The Bucks fought their way out of an early 16-point hole by flirting with the best-shooting night in NBA Finals history, but then won it by making a huge defensive play for the second straight game.
They can win their first title since 1971 in Milwaukee on Tuesday night.
“One more to go. One more to go,” Antetokounmpo said. “We’ve got to keep playing good basketball.”
Booker had 40 points, his second straight 40-point game. But with the Suns rallying and down one with 16 seconds left, he drove into the middle and Holiday wrestled the ball out of his hands.
Antetokounmpo sprinted down the court to his right and Holiday fired a perfect lob pass that the Greek Freak slammed down while Chris Paul fouled him to make it 122-119. Antetokounmpo missed the free throw, but the Bucks grabbed the rebound and Middleton made one free throw for the final point of the night.
Before the defensive stand, Milwaukee’s offense was the story. The Bucks made 32 of 45 shots in the middle two quarters, outscoring the Suns 79-53 during that stretch.
Milwaukee became the first road team to win in the series and with one more victory will complete its second 2-0 comeback in this postseason — along with the fifth in NBA Finals history.
Paul had 21 points and 11 assists, and Deandre Ayton finished with 20 points and 10 rebounds. But the Suns missed a chance to move within a victory of their first championship and will need a victory at Fiserv Forum to bring the series back to the desert for Game 7 on Thursday night.
Milwaukee was at 62.1% shooting after three quarters, threatening to challenge Orlando’s 62.5% mark against the Lakers in Game 3 of the 2009 finals. Holiday’s basket had the Bucks in good shape at 108-94 with about 9 minutes remaining, but the Suns put together a push in the final minutes.
Down 10 with just under 3 1/2 minutes remaining, the Suns got a 3 from Booker and a basket by Paul to cut it to 120-119 with 56 seconds to play. Holiday missed a jumper, but that didn’t matter once the defensive ace of the Bucks backcourt took it back from Booker.
It wasn’t as spectacular a defensive play as Antetokounmpo’s block of Ayton’s dunk attempt that preserved a two-point lead in Game 4, but it was every bit as important to a Bucks team making its first finals appearance since 1974.
It good off to a bad start when the Suns won the first two games, but things changed when the series moved — even the name of the arena.

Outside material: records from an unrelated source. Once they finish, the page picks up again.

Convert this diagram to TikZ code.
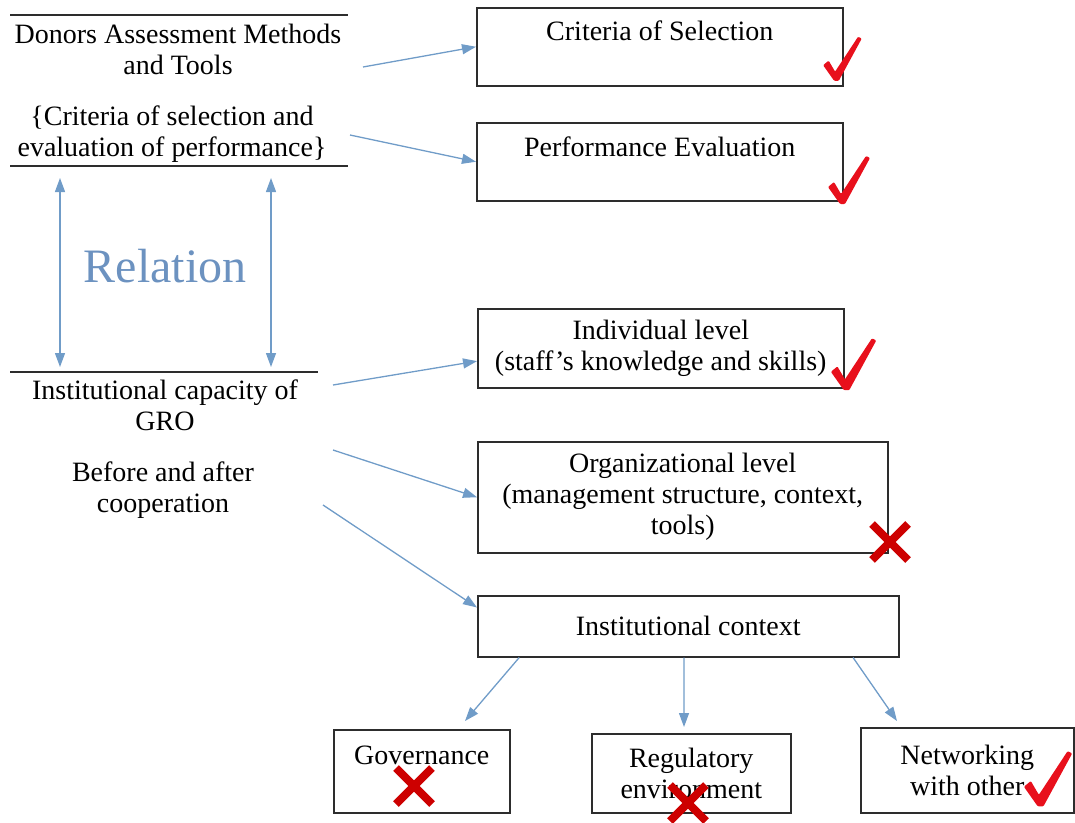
\documentclass[tikz,border=0pt]{standalone}
\usepackage{fontspec}
\setmainfont{Liberation Serif}
\usetikzlibrary{arrows.meta,calc}

\definecolor{flowblue}{RGB}{112,156,200}
\definecolor{relblue}{RGB}{108,146,192}
\definecolor{markred}{RGB}{232,16,28}
\definecolor{crossred}{RGB}{205,0,0}
\definecolor{boxgray}{RGB}{45,45,45}

\tikzset{
  box/.style={draw=boxgray, line width=1.5pt, anchor=north west, inner sep=0pt, align=center, font=\fontsize{28}{31}\selectfont},
  txt/.style={align=center, inner sep=0pt, font=\fontsize{28}{31}\selectfont},
  rule/.style={draw=boxgray, line width=1.5pt},
  flow/.style={draw=flowblue, line width=1.3pt, -{Triangle[length=14pt,width=10pt]}},
  both/.style={draw=flowblue, line width=1.3pt, {Triangle[length=14pt,width=10pt]}-{Triangle[length=14pt,width=10pt]}},
  redtick/.pic={\fill[markred, rounded corners=1pt] (-14,15) -- (-8,20) -- (-1,8) -- (24,46) -- (28,44) -- (3,-2) -- (-2,-2) -- cycle;},
  redcross/.pic={\draw[crossred, line width=8pt] (-18,-18) -- (18,18) (-18,18) -- (18,-18);}
}

\begin{document}
\begin{tikzpicture}[x=1pt,y=1pt,yscale=-1]
\useasboundingbox (0,0) rectangle (1075,822);
\clip (0,0) rectangle (1075,822);

%Shape: Rectangle
\node[box, minimum width=366pt, text height=33pt, text depth=45pt] (selBox) at (476,7) {Criteria of Selection};
%Shape: Rectangle
\node[box, minimum width=366pt, text height=34pt, text depth=44pt] (perfBox) at (476,122) {Performance Evaluation};
%Shape: Rectangle
\node[box, minimum width=366pt, minimum height=79pt] (indBox) at (477,308) {Individual level\\(staff's knowledge and skills)};
%Shape: Rectangle
\node[box, minimum width=410pt, minimum height=111pt] (orgBox) at (477,441) {Organizational level\\(management structure, context,\\tools)};
%Shape: Rectangle
\node[box, minimum width=421pt, minimum height=61pt] (ctxBox) at (477,595) {Institutional context};
%Shape: Rectangle
\node[box, minimum width=176pt, text height=35pt, text depth=48pt] (govBox) at (333,729) {Governance};
%Shape: Rectangle
\node[box, minimum width=199pt, minimum height=79pt] (regBox) at (591,733) {Regulatory\\environment};
%Shape: Rectangle
\node[box, minimum width=213pt, minimum height=85pt] (netBox) at (860,727) {Networking\\with other};

%Straight Lines
\draw[rule] (10,15) -- (348,15);
\draw[rule] (10,166) -- (348,166);
\draw[rule] (10,372) -- (318,372);

% Text Node
\node[txt] (donors) at (178,49) {Donors Assessment Methods\\and Tools};
% Text Node
\node[txt] (criteria) at (172,134) {\{Criteria of selection and\\evaluation of performance\}};
% Text Node
\node[txt, font=\fontsize{48}{52}\selectfont, text=relblue] (relation) at (165,266) {Relation};
% Text Node
\node[txt] (capacity) at (165,405) {Institutional capacity of\\GRO};
% Text Node
\node[txt] (coop) at (163,490) {Before and after\\cooperation};

%Free ends
\coordinate (relTopL) at (60,178);
\coordinate (relBotL) at (60,367);
\coordinate (relTopR) at (271,178);
\coordinate (relBotR) at (271,367);
\coordinate (donorsOut) at (363,67);
\coordinate (criteriaOut) at (350,135);
\coordinate (capacityOut) at (333,385);
\coordinate (orgOut) at (333,450);
\coordinate (ctxOut) at (323,505);
\coordinate (govIn) at (465,721);
\coordinate (regIn) at (684,727);
\coordinate (netIn) at (897,721);

%Straight Lines
\draw[both] (relTopL) -- (relBotL);
\draw[both] (relTopR) -- (relBotR);
\draw[flow] (donorsOut) -- (selBox.west);
\draw[flow] (criteriaOut) -- (perfBox.west);
\draw[flow] (capacityOut) -- ($(indBox.north west)!0.66!(indBox.south west)$);
\draw[flow] (orgOut) -- (orgBox.west);
\draw[flow] (ctxOut) -- ($(ctxBox.north west)!0.2!(ctxBox.south west)$);
\draw[flow] ($(ctxBox.south west)!0.1!(ctxBox.south east)$) -- (govIn);
\draw[flow] ($(ctxBox.south west)!0.49!(ctxBox.south east)$) -- (regIn);
\draw[flow] ($(ctxBox.south west)!0.89!(ctxBox.south east)$) -- (netIn);

%Shape: Marks
\pic[scale=0.92] at (836,79) {redtick};
\pic[scale=1.0] at (842,202) {redtick};
\pic[scale=1.08] at (846,388) {redtick};
\pic[scale=1.15] at (1040,804) {redtick};
\pic at (890,542) {redcross};
\pic at (414,786) {redcross};
\pic at (688,803) {redcross};

\end{tikzpicture}
\end{document}
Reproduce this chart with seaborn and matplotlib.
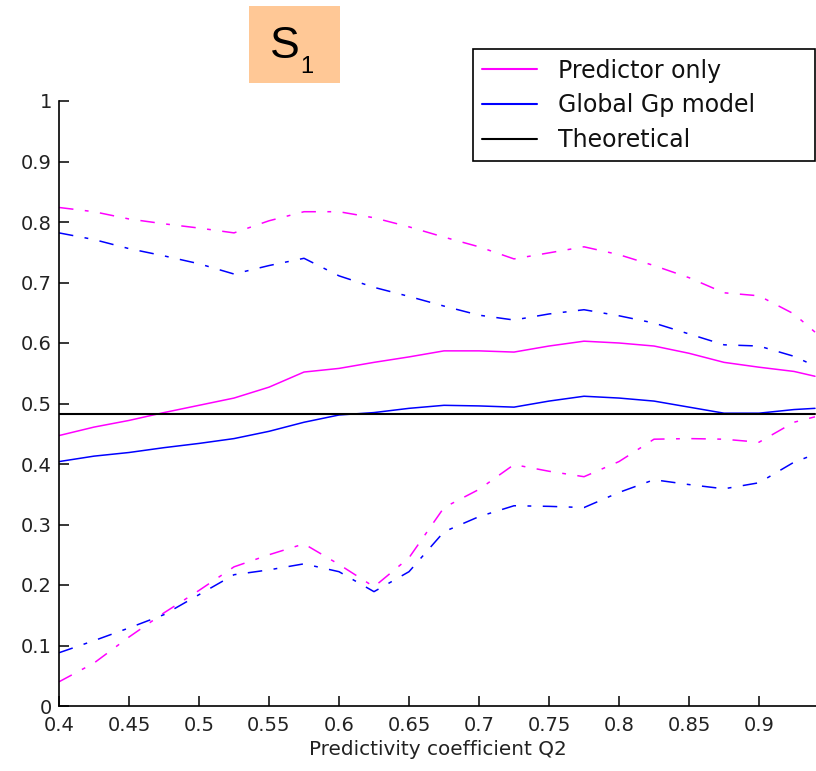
import matplotlib
matplotlib.use("Agg")
import matplotlib.pyplot as plt
from matplotlib.patches import Rectangle
import seaborn as sns
import pandas as pd

# Predictivity coefficient grid
q2 = [0.4, 0.425, 0.45, 0.475, 0.5, 0.525, 0.55, 0.575, 0.6, 0.625, 0.65,
      0.675, 0.7, 0.725, 0.75, 0.775, 0.8, 0.825, 0.85, 0.875, 0.9, 0.925, 0.94]

# Predictor only: mean estimate and confidence bounds
pred_mean = [0.447, 0.461, 0.472, 0.485, 0.497, 0.509, 0.527, 0.552, 0.558, 0.568, 0.577,
             0.587, 0.587, 0.585, 0.595, 0.603, 0.600, 0.595, 0.583, 0.568, 0.560, 0.553, 0.545]
pred_upper = [0.824, 0.817, 0.805, 0.797, 0.790, 0.782, 0.802, 0.817, 0.817, 0.807, 0.792,
              0.775, 0.759, 0.739, 0.749, 0.759, 0.746, 0.728, 0.708, 0.683, 0.678, 0.648, 0.618]
pred_lower = [0.040, 0.071, 0.114, 0.154, 0.191, 0.230, 0.250, 0.268, 0.234, 0.197, 0.245,
              0.328, 0.358, 0.399, 0.388, 0.379, 0.404, 0.441, 0.442, 0.441, 0.436, 0.469, 0.478]

# Global Gp model: mean estimate and confidence bounds
glob_mean = [0.404, 0.413, 0.419, 0.427, 0.434, 0.442, 0.454, 0.469, 0.481, 0.485, 0.492,
             0.497, 0.496, 0.494, 0.504, 0.512, 0.509, 0.504, 0.494, 0.484, 0.484, 0.490, 0.492]
glob_upper = [0.782, 0.771, 0.756, 0.744, 0.731, 0.714, 0.728, 0.740, 0.711, 0.692, 0.677,
              0.661, 0.646, 0.638, 0.648, 0.655, 0.645, 0.633, 0.615, 0.597, 0.595, 0.578, 0.562]
glob_lower = [0.088, 0.108, 0.129, 0.151, 0.184, 0.217, 0.225, 0.235, 0.222, 0.189, 0.222,
              0.288, 0.313, 0.331, 0.330, 0.328, 0.353, 0.374, 0.366, 0.359, 0.369, 0.403, 0.416]

theoretical = 0.482

x_ticks = [0.4, 0.45, 0.5, 0.55, 0.6, 0.65, 0.7, 0.75, 0.8, 0.85, 0.9]
x_tick_labels = ["0.4", "0.45", "0.5", "0.55", "0.6", "0.65", "0.7", "0.75", "0.8", "0.85", "0.9"]
y_ticks = [0, 0.1, 0.2, 0.3, 0.4, 0.5, 0.6, 0.7, 0.8, 0.9, 1.0]
y_tick_labels = ["0", "0.1", "0.2", "0.3", "0.4", "0.5", "0.6", "0.7", "0.8", "0.9", "1"]

sns.set_style("white")
plt.rcParams["font.family"] = ["DejaVu Sans"]
plt.rcParams["text.color"] = "#111111"

W, H = 816, 771
fig = plt.figure(figsize=(W / 100, H / 100), dpi=100)
ax = fig.add_axes([59 / W, 1 - 706 / H, (W - 59) / W, (706 - 101) / H])

df = pd.DataFrame({"q2": q2, "pred_mean": pred_mean, "pred_upper": pred_upper,
                   "pred_lower": pred_lower, "glob_mean": glob_mean,
                   "glob_upper": glob_upper, "glob_lower": glob_lower,
                   "theo": [theoretical] * len(q2)})

magenta = "#FF00FF"
blue = "#0000FF"
dashdot = (0, (9.5, 7.5, 2.5, 7.5))
lw = 1.1

sns.lineplot(data=df, x="q2", y="pred_mean", color=magenta, lw=lw, ax=ax, label="Predictor only")
sns.lineplot(data=df, x="q2", y="glob_mean", color=blue, lw=lw, ax=ax, label="Global Gp model")
sns.lineplot(data=df, x="q2", y="theo", color="black", lw=1.5, ax=ax, label="Theoretical")
for col, c in [("pred_upper", magenta), ("pred_lower", magenta),
               ("glob_upper", blue), ("glob_lower", blue)]:
    sns.lineplot(data=df, x="q2", y=col, color=c, lw=lw, ax=ax, linestyle=dashdot,
                 legend=False)

ax.set_xlim(0.4, 0.4 + (W - 59) / 1400)
ax.set_ylim(0, 1)
ax.set_xticks(x_ticks)
ax.set_xticklabels(x_tick_labels)
ax.set_yticks(y_ticks)
ax.set_yticklabels(y_tick_labels)
ax.tick_params(bottom=True, left=True, top=False, right=False,
               direction="in", length=7, width=1.1, labelsize=14, colors="black",
               labelcolor="#222222")
ax.tick_params(axis="y", pad=5)
ax.tick_params(axis="x", pad=7)
ax.set_xlabel("Predictivity coefficient Q2", fontsize=14.4, color="#222222", labelpad=4)
ax.set_ylabel("")

for side in ["top", "right"]:
    ax.spines[side].set_visible(False)
for side in ["left", "bottom"]:
    ax.spines[side].set_color("black")
    ax.spines[side].set_linewidth(1.2)

leg = ax.legend(loc="upper left", mode="expand",
                bbox_to_anchor=(473 / W, 1 - 50 / H, (815 - 473) / W, 0.001),
                bbox_transform=fig.transFigure, borderaxespad=0,
                fontsize=17, handlelength=2.3, handletextpad=0.9,
                labelspacing=0.45, borderpad=0.4, fancybox=False, framealpha=1)
leg.get_frame().set_edgecolor("black")
leg.get_frame().set_linewidth(1.2)
for line in leg.get_lines():
    line.set_linewidth(1.5)
for t in leg.get_texts():
    t.set_color("#111111")

# Panel tag with a shaded box
fig.patches.append(Rectangle((249 / W, 1 - 83 / H), 91 / W, 77 / H,
                             transform=fig.transFigure, facecolor="#FFC896",
                             edgecolor="none", zorder=5))
fig.text(285 / W, 1 - 46 / H, "S", fontsize=32, family="Liberation Sans",
         color="black", ha="center", va="center", zorder=6)
fig.text(307 / W, 1 - 67 / H, "1", fontsize=17, family="Liberation Sans",
         color="black", ha="center", va="center", zorder=6)

fig.savefig("out.png", dpi=100)
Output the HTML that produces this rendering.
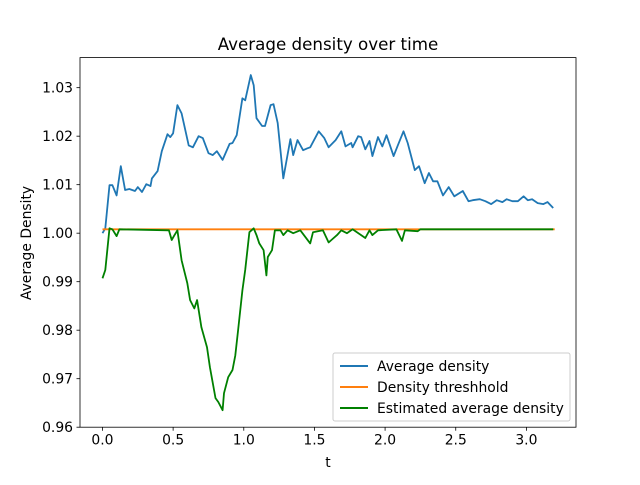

The Suns announced a naming rights deal Friday that changed Phoenix Suns Arena into the Footprint Center.
Whatever the name, the arena was so loud during the Suns’ sensational start to the first quarter that nobody could hear a foul on P.J. Tucker after a turnover to prevent a breakaway. The Suns threw it ahead to Booker, who threw down a dunk as Antetokounmpo sprinted back and grabbed his arm in what otherwise may have drawn a flagrant foul.
Not getting that basket didn’t slow the Suns, who scored the next seven points to open a 32-16 lead on Mikal Bridges’ 3-pointer. The Suns made 14 of 19 shots (73.7%) in the first quarter and led 37-21.
But Booker started the second on the bench and the Bucks opened with a 21-5 spurt to quickly tie it at 42 on Pat Connaughton’s 3-pointer with 7:48 remaining in the half.
Milwaukee took a 64-61 advantage to the break, becoming the second team in finals history to lead at halftime after trailing by at least 15 after one, according to Elias.